Again, this is the most common way evangelicals talk about gender, as I have previously documented in my analysis of the evangelical servant leader concept and the teachings of Mark Driscoll.
Thirdy, for Hiestand, male sins are sinful absolutely while female sins are only sinful therapeutically. By sinful therapeutically, I mean that they are merely seen as being an incorrect or suboptimal path to human flourishing. The main issue with them is that they are bad for the sinner, not that they are a moral transgression or offend God.
Male sins such as promiscuity, abuse, etc. are unequivocally denounced as wrong, as well they should be. But when discussing female sins, to the extent that he discusses them at all, Hiestand mostly says that they are bad for the women themselves rather than being morally wrong. He cites the atheist feminist Louise Perry, not the Bible or any Christian source, in support of this view. Perry argues that the problem with the Sexual Revolution is not that it goes against God’s law, but that it produces bad results for women. She wants to retain what works for women while modifying what doesn’t work for women (in her opinion at least). Hiestand says, “Perry contends, despite the widespread availability of contraception, and the legalization of abortion, the sexual revolution has been—on the whole—a disaster for women.”

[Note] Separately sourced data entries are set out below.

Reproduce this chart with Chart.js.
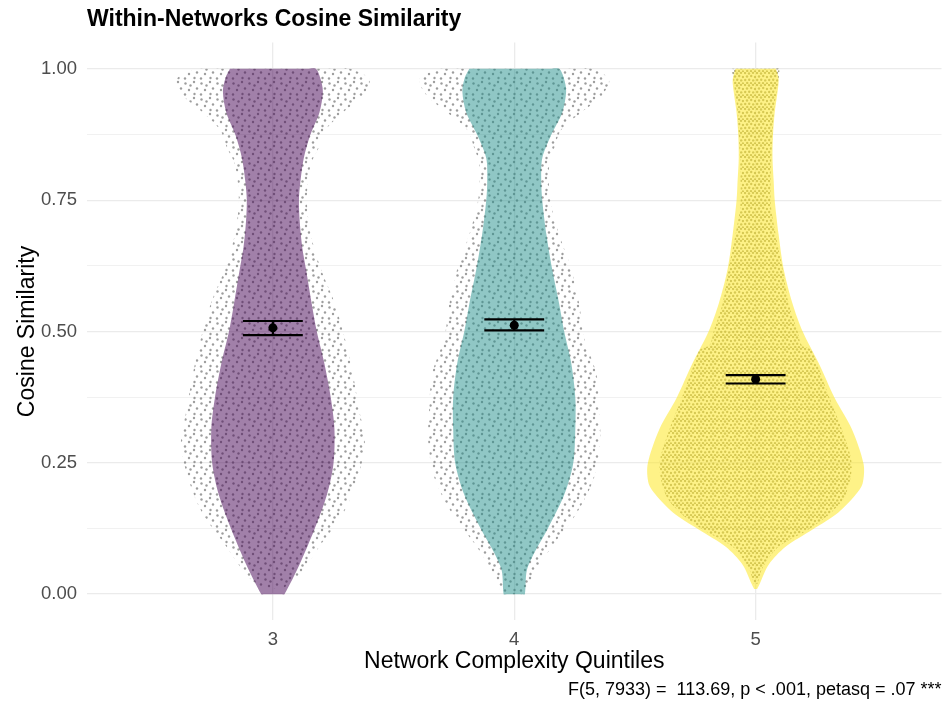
<!DOCTYPE html>
<html><head><meta charset="utf-8">
<script src="https://cdn.jsdelivr.net/npm/chart.js@4.4.1/dist/chart.umd.min.js"></script>
<style>html,body{margin:0;padding:0;background:#fff;}</style>
</head><body>
<canvas id="c" width="946" height="703"></canvas>
<script>
// ---------- data ----------
const categories = [3, 4, 5];
const titleText = 'Within-Networks Cosine Similarity';
const xTitle = 'Network Complexity Quintiles';
const yTitle = 'Cosine Similarity';
const caption = 'F(5, 7933) =  113.69, p < .001, petasq = .07 ***';
const yTickValues = [0, 0.125, 0.25, 0.375, 0.5, 0.625, 0.75, 0.875, 1.0];

// violin outlines: y levels and half-widths (density, in category units)
const v3Levels = [1.00, 0.983, 0.957, 0.917, 0.874, 0.83, 0.785, 0.75, 0.705, 0.659, 0.619, 0.553, 0.50, 0.44, 0.374, 0.315, 0.248, 0.189, 0.123, 0.056, 0.0];
const v3Width  = [0.178, 0.196, 0.207, 0.193, 0.155, 0.128, 0.114, 0.108, 0.112, 0.122, 0.137, 0.161, 0.182, 0.213, 0.240, 0.255, 0.251, 0.224, 0.172, 0.110, 0.048];
const v4Levels = [1.00, 0.983, 0.957, 0.917, 0.874, 0.83, 0.785, 0.75, 0.685, 0.619, 0.553, 0.50, 0.44, 0.374, 0.315, 0.248, 0.189, 0.123, 0.08, 0.045, 0.0];
const v4Width  = [0.186, 0.205, 0.215, 0.199, 0.153, 0.116, 0.112, 0.116, 0.133, 0.157, 0.186, 0.207, 0.236, 0.253, 0.253, 0.244, 0.207, 0.137, 0.085, 0.052, 0.044];
const v5Levels = [1.00, 0.98, 0.957, 0.917, 0.874, 0.83, 0.785, 0.75, 0.685, 0.619, 0.553, 0.50, 0.44, 0.374, 0.315, 0.248, 0.21, 0.189, 0.156, 0.123, 0.09, 0.056, 0.02, 0.01];
const v5Width  = [0.083, 0.095, 0.091, 0.079, 0.072, 0.070, 0.075, 0.079, 0.095, 0.116, 0.153, 0.195, 0.261, 0.327, 0.398, 0.447, 0.443, 0.414, 0.344, 0.236, 0.124, 0.054, 0.017, 0.006];

// jittered point clouds: y levels and half-spread (category units)
const p3Levels = [1.00, 0.98, 0.95, 0.917, 0.884, 0.85, 0.818, 0.752, 0.685, 0.619, 0.553, 0.487, 0.42, 0.354, 0.288, 0.222, 0.156, 0.089, 0.036, 0.01];
const p3Spread = [0.319, 0.40, 0.373, 0.29, 0.219, 0.19, 0.157, 0.141, 0.157, 0.199, 0.257, 0.298, 0.331, 0.356, 0.381, 0.352, 0.294, 0.19, 0.108, 0.04];
const p4Levels = [1.00, 0.98, 0.95, 0.917, 0.884, 0.85, 0.818, 0.752, 0.685, 0.619, 0.553, 0.487, 0.42, 0.354, 0.288, 0.222, 0.156, 0.089, 0.036, 0.0];
const p4Spread = [0.32, 0.393, 0.364, 0.277, 0.195, 0.166, 0.145, 0.149, 0.186, 0.236, 0.269, 0.29, 0.34, 0.352, 0.356, 0.331, 0.261, 0.153, 0.083, 0.05];
const p5Levels = [1.00, 0.917, 0.75, 0.685, 0.619, 0.553, 0.50, 0.475, 0.465, 0.44, 0.374, 0.315, 0.248, 0.189, 0.156, 0.123, 0.09, 0.05, 0.02];
const p5Spread = [0.099, 0.075, 0.062, 0.083, 0.112, 0.137, 0.174, 0.19, 0.232, 0.253, 0.306, 0.356, 0.398, 0.373, 0.315, 0.219, 0.095, 0.029, 0.008];

// means and confidence limits
const means  = [0.507, 0.512, 0.409];
const ciLow  = [0.493, 0.502, 0.401];
const ciHigh = [0.520, 0.523, 0.417];

// ---------- styling ----------
const FONT = "'Liberation Sans', Arial, Helvetica, sans-serif";
const violinColors = ['rgba(68,1,84,0.5)', 'rgba(33,144,140,0.5)', 'rgba(253,231,37,0.55)'];
const capHalf = 0.124;

const ctx = document.getElementById('c').getContext('2d');
function makePattern(size, dots, color, r) {
  const cv = document.createElement('canvas');
  cv.width = size; cv.height = size;
  const g = cv.getContext('2d');
  g.fillStyle = color;
  dots.forEach(([a, b]) => { g.beginPath(); g.arc(a, b, r, 0, Math.PI * 2); g.fill(); });
  return ctx.createPattern(cv, 'repeat');
}
const sparseDots = makePattern(16, [[2, 2], [9.5, 3.5], [5, 8.5], [13, 10], [2.5, 14], [9, 14.5], [14.5, 5.5]], 'rgba(115,115,115,0.7)', 1.2);
const denseDots = makePattern(12, [[1, 1], [5, 1.5], [9, 0.8], [3, 4.5], [7.2, 4], [11, 5], [1.2, 8], [5.2, 7.8], [9.2, 8.4], [3.2, 11], [7, 11.2], [11, 11.5]], 'rgba(115,110,70,0.62)', 1.2);

function outline(center, levels, half) {
  const n = levels.length;
  const left = levels.map((y, i) => ({ x: center - half[i], y }));
  const right = levels.map((y, i) => ({ x: center + half[i], y })).reverse();
  // short inner points at the ends keep flat top / bottom edges crisp
  const bot = [{ x: center - half[n - 1] * 0.8, y: levels[n - 1] }, { x: center + half[n - 1] * 0.8, y: levels[n - 1] }];
  const top = [{ x: center + half[0] * 0.8, y: levels[0] }, { x: center - half[0] * 0.8, y: levels[0] }];
  return left.concat(bot, right, top);
}
function shapeDataset(data, color, order) {
  return { type: 'line', data, fill: 'shape', backgroundColor: color, borderColor: 'rgba(0,0,0,0)',
           borderWidth: 0, pointRadius: 0, tension: 0.3, order };
}

const violinSets = [[v3Levels, v3Width], [v4Levels, v4Width], [v5Levels, v5Width]];
const cloudSets = [[p3Levels, p3Spread], [p4Levels, p4Spread], [p5Levels, p5Spread]];

const datasets = [];
datasets.push({ type: 'line', showLine: false, data: categories.map((c, i) => ({ x: c, y: means[i] })),
  pointRadius: 4.5, pointBackgroundColor: '#000', pointBorderColor: '#000', pointBorderWidth: 0, order: 0 });
const eb = [];
categories.forEach((c, i) => {
  eb.push({ x: c - capHalf, y: ciHigh[i] }, { x: c + capHalf, y: ciHigh[i] }, { x: c, y: null });
  eb.push({ x: c - capHalf, y: ciLow[i] }, { x: c + capHalf, y: ciLow[i] }, { x: c, y: null });
  eb.push({ x: c, y: ciLow[i] }, { x: c, y: ciHigh[i] }, { x: c, y: null });
});
datasets.push({ type: 'line', data: eb, borderColor: '#000', borderWidth: 2.2, pointRadius: 0, fill: false,
  spanGaps: false, tension: 0, order: 1 });
categories.forEach((c, i) => datasets.push(shapeDataset(outline(c, violinSets[i][0], violinSets[i][1]), violinColors[i], 2)));
categories.forEach((c, i) => datasets.push(shapeDataset(outline(c, cloudSets[i][0], cloudSets[i][1]), i === 2 ? denseDots : sparseDots, 3)));

const isMajor = v => Math.abs(v * 4 - Math.round(v * 4)) < 1e-6;

new Chart(ctx, {
  type: 'line',
  data: { datasets },
  options: {
    responsive: false, animation: false, events: [],
    layout: { padding: { left: 0, right: 3, top: 0, bottom: 0 } },
    plugins: {
      legend: { display: false }, tooltip: { enabled: false },
      title: { display: true, text: titleText, align: 'start', fullSize: false, color: '#000',
        font: { family: FONT, size: 23, weight: 'bold' }, padding: { top: 6, bottom: 9 } },
      subtitle: { display: true, text: caption, position: 'bottom', align: 'end', fullSize: false, color: '#000',
        font: { family: FONT, size: 18 }, padding: { top: 4, bottom: 2 } }
    },
    scales: {
      x: {
        type: 'linear', min: 2.23, max: 5.77,
        afterBuildTicks: s => { s.ticks = categories.map(v => ({ value: v })); },
        afterFit: s => { s.height = 55; },
        ticks: { color: '#4d4d4d', font: { family: FONT, size: 18.5 }, padding: 8, callback: v => String(v) },
        grid: { color: '#ebebeb', lineWidth: 1.3, drawTicks: false },
        border: { display: false },
        title: { display: true, text: xTitle, color: '#000', font: { family: FONT, size: 23 }, padding: 0 }
      },
      y: {
        type: 'linear', min: -0.05, max: 1.05,
        afterBuildTicks: s => { s.ticks = yTickValues.map(v => ({ value: v })); },
        afterFit: s => { s.width = 87; },
        ticks: { color: '#4d4d4d', font: { family: FONT, size: 18.5 }, padding: 10,
          callback: v => isMajor(v) ? v.toFixed(2) : '' },
        grid: { color: '#ebebeb', lineWidth: c => (c.tick && isMajor(c.tick.value)) ? 1.3 : 0.7, drawTicks: false },
        border: { display: false },
        title: { display: true, text: yTitle, color: '#000', font: { family: FONT, size: 23 }, padding: { top: 14, bottom: 0 } }
      }
    }
  }
});
</script>
</body></html>
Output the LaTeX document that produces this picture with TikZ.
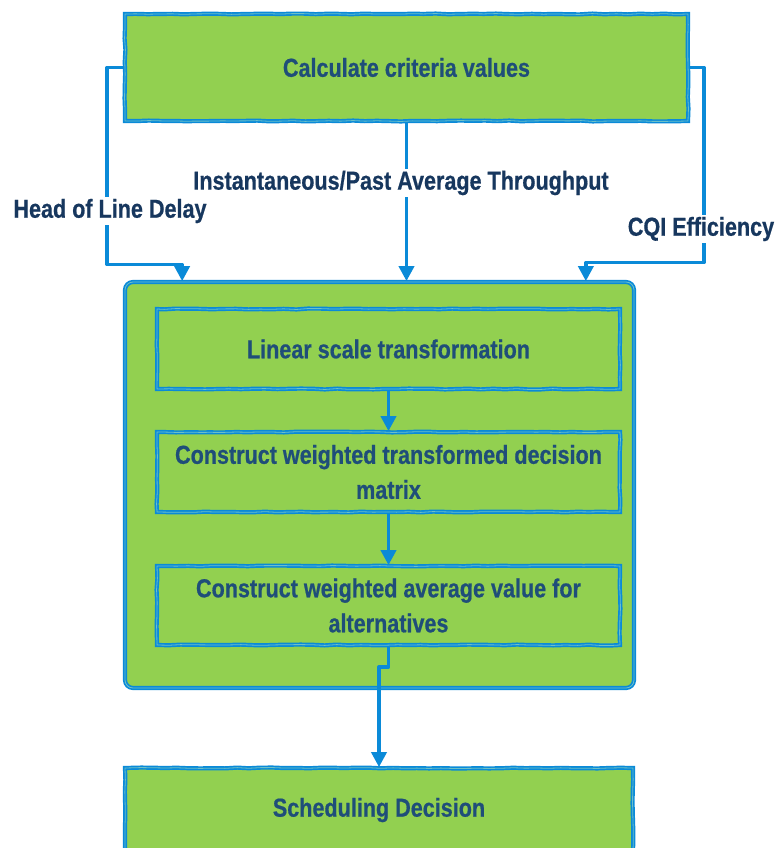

By invoking this argument, Hiestand in effect argues that women who, for example, sleep around just like the guys do are suffering from a sort of false consciousness. They were deceived by secular ideologies that misled them into thinking this was the path to flourishing. This is similar to how most anti-abortion groups talk about that issue. The National Right to Life’s official position is that women as well as babies are victims of abortion, for example.
This pattern is again common in evangelicalism on a broad scale. Sins which the world condemns, such as racism or abuse, are treated extremely harshly, and are seen as justifying extraordinary efforts and procedures to root out of the church. Sins which the world affirms, by contrast, are treated as mere therapeutic issues. In fact, you’ll sometimes hear “laments” about how the church has been an unwelcoming place for those who’ve committed those particular sins.
I am not the first person to note some of these patterns. In his book The Death of Christian Britain, British academic Callum Brown noted that around the turn of the 19th century there was a shift in which piety began to be viewed as a female rather than male characteristic. He surveyed the evangelical literature of the 19th century, finding that it tended to portray women as naturally virtuous, even not really fallen, whereas men are the source of evil and the leading threat to women. He writes:
In evangelical stories about piety, women appeared throughout as good but not always converted; men, by contrast, almost always appeared as in a perilous sinful state until near the end. Men were the problem, given manifold temptations: drink (nearly always), gambling (increasingly after 1890), and ‘rough’ in overall cultural terms. They lived dissipated lives which caused suffering and ruination to mothers, wives, and children. Nowhere did evangelical literature have such a powerful influence in the public domain, including in ‘secular’ fiction, as in its demonization of men.
Callum also writes, “A large proportion of evangelical stories of men centered on the destruction of families by male evils.” This is similar to Hiestand’s view in which male vice is the fundamental problem, which Christianity restrains. Women are not materially sinners, only victims. Women are to be elevated to a paramount position within the family.
Hiestand’s rhetoric is thus not new or unique to him. It’s a contemporary version of a longstanding approach, and reflective of how other evangelicals talk on gender and other subjects in the world today.